### GIVEN EXERCISE
Copy out all lines that carry the word "this".

### DATA SUPPLIED
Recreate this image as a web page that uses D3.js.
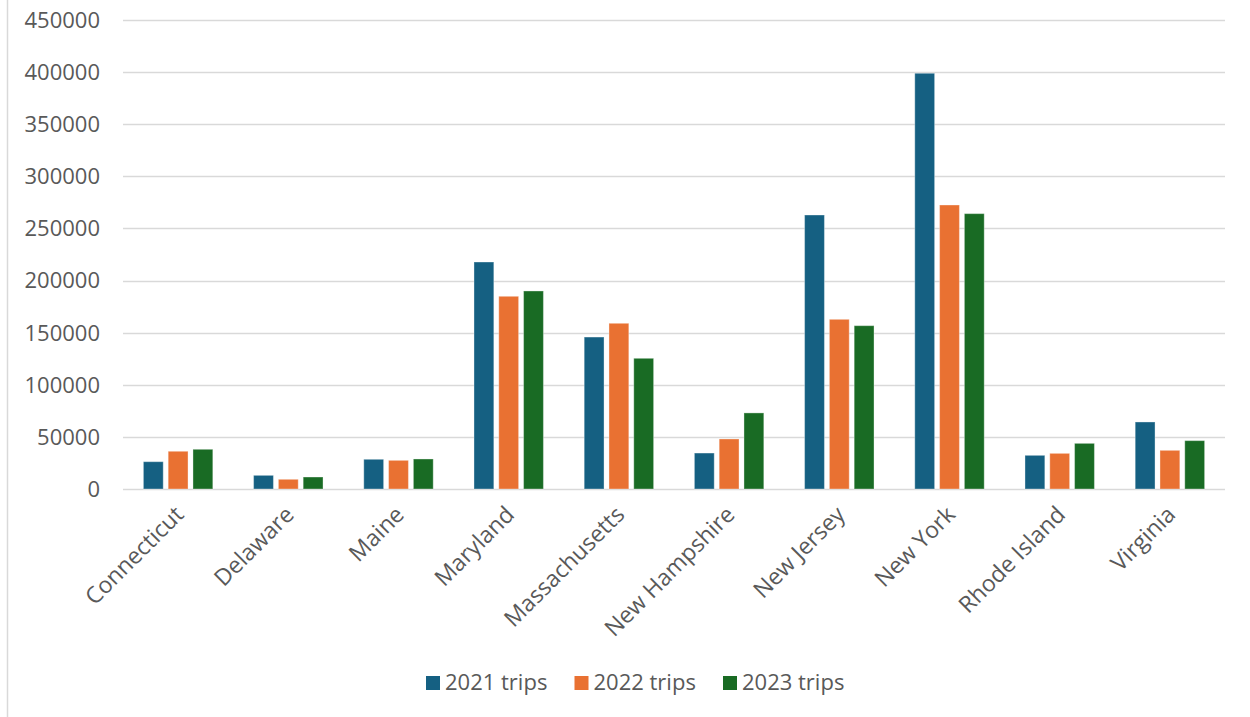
...
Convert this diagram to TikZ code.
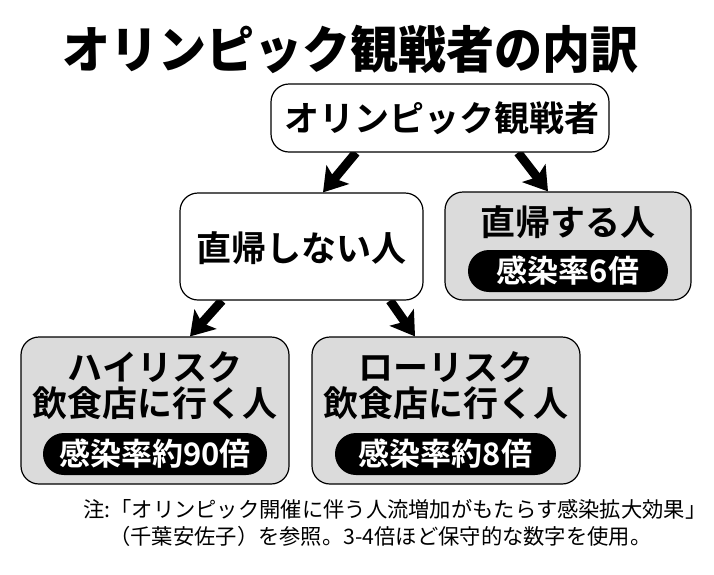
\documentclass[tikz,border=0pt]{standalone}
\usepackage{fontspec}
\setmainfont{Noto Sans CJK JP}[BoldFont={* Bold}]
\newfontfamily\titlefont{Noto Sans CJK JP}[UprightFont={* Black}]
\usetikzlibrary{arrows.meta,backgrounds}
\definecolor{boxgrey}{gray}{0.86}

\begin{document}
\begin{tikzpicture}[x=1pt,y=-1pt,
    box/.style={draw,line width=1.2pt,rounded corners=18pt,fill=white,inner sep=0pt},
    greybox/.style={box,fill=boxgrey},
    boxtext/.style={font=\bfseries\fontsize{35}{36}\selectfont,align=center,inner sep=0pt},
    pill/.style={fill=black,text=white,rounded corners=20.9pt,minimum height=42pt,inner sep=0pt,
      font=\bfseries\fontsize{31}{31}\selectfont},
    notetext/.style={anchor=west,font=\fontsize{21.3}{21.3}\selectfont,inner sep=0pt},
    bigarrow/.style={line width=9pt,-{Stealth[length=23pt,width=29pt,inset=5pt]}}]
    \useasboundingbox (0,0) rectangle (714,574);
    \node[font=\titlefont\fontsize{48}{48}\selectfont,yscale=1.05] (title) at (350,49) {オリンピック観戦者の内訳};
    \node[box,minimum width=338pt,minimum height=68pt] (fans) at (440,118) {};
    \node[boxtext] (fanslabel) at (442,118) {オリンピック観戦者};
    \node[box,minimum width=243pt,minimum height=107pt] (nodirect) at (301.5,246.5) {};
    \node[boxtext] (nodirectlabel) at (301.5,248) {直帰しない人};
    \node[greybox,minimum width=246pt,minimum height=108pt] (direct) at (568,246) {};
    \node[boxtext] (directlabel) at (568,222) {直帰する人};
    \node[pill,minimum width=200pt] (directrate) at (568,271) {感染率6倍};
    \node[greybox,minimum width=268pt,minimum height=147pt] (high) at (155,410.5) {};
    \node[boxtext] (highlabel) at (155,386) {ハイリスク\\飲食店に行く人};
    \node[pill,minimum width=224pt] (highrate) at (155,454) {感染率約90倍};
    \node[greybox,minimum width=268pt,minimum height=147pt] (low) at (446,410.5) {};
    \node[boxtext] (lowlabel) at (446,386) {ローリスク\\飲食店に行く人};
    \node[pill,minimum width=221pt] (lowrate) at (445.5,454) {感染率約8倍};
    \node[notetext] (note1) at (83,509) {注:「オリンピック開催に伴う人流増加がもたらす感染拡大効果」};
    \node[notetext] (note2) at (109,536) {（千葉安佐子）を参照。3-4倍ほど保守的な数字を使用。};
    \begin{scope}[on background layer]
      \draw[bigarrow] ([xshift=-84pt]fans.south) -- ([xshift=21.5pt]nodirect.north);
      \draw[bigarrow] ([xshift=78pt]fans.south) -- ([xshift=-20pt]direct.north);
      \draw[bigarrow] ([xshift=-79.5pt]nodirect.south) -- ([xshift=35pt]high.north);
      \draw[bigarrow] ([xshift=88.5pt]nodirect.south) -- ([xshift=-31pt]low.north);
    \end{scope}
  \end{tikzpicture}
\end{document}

### FINAL RESULT
Recreate this image as a web page that uses D3.js.
Convert this diagram to TikZ code.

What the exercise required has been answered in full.